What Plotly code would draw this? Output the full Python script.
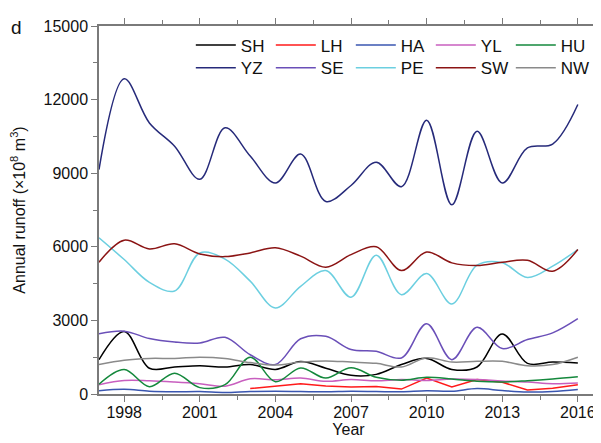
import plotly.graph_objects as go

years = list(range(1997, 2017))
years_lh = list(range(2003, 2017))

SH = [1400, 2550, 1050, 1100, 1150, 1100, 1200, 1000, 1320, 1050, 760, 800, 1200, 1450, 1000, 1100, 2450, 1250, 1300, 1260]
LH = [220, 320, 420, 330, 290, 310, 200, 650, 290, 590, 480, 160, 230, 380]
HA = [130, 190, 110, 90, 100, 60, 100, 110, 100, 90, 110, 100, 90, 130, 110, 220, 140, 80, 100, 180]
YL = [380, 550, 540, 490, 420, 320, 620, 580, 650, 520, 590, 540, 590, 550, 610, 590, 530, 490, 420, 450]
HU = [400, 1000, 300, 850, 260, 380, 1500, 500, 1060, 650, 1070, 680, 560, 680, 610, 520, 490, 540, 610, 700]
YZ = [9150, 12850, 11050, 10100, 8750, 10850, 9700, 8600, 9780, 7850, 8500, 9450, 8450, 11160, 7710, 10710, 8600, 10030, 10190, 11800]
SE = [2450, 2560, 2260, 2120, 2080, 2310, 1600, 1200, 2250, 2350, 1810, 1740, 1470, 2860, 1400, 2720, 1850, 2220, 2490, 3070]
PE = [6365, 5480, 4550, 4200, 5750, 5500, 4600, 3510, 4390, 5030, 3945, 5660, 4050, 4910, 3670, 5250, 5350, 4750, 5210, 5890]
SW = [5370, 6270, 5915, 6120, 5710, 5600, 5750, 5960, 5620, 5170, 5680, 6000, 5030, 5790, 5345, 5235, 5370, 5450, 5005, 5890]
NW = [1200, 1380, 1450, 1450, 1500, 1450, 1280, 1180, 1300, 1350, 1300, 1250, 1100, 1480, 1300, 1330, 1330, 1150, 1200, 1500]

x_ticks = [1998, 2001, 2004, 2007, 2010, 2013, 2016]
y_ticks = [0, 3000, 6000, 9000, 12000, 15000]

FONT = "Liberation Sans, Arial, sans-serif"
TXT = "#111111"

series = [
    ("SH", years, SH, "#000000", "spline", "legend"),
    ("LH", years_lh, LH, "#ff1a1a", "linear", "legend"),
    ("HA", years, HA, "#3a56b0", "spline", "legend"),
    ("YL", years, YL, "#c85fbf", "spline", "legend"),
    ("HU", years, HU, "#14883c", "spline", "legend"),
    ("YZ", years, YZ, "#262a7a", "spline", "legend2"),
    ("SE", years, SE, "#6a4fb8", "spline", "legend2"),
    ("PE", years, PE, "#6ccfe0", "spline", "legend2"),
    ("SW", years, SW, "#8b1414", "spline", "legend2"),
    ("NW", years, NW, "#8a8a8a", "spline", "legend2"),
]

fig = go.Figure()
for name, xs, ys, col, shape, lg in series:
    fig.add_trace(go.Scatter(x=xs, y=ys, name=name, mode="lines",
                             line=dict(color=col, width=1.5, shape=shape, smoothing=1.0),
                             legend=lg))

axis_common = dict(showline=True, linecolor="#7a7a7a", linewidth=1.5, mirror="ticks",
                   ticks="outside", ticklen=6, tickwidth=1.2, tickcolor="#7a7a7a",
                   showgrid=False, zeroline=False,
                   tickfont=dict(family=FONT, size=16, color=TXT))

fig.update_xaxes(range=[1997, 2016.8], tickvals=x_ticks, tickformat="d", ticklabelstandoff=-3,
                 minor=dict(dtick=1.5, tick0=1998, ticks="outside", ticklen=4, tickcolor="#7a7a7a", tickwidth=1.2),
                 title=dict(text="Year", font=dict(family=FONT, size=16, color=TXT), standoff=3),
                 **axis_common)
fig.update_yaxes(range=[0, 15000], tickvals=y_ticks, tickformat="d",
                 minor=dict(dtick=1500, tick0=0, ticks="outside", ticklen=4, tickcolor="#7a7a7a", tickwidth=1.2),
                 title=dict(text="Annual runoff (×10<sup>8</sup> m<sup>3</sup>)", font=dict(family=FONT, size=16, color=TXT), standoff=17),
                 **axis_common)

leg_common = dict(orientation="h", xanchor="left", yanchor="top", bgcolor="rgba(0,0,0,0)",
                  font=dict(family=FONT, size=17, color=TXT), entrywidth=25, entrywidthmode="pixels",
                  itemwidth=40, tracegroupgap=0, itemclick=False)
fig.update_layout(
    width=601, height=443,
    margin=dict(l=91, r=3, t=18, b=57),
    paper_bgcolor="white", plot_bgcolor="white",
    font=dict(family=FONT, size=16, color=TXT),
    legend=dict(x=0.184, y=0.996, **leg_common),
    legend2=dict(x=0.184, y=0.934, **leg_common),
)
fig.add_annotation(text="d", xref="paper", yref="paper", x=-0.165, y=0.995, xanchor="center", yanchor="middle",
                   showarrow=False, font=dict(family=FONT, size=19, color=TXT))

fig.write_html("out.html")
----
Go from the first line of the data above to the line containing "years_lh = list(range(2003, 2017))" and retype exactly those lines, both included, but none of the pictures.

◆ Response to the exercise ◆
What Plotly code would draw this? Output the full Python script.
import plotly.graph_objects as go

years = list(range(1997, 2017))
years_lh = list(range(2003, 2017))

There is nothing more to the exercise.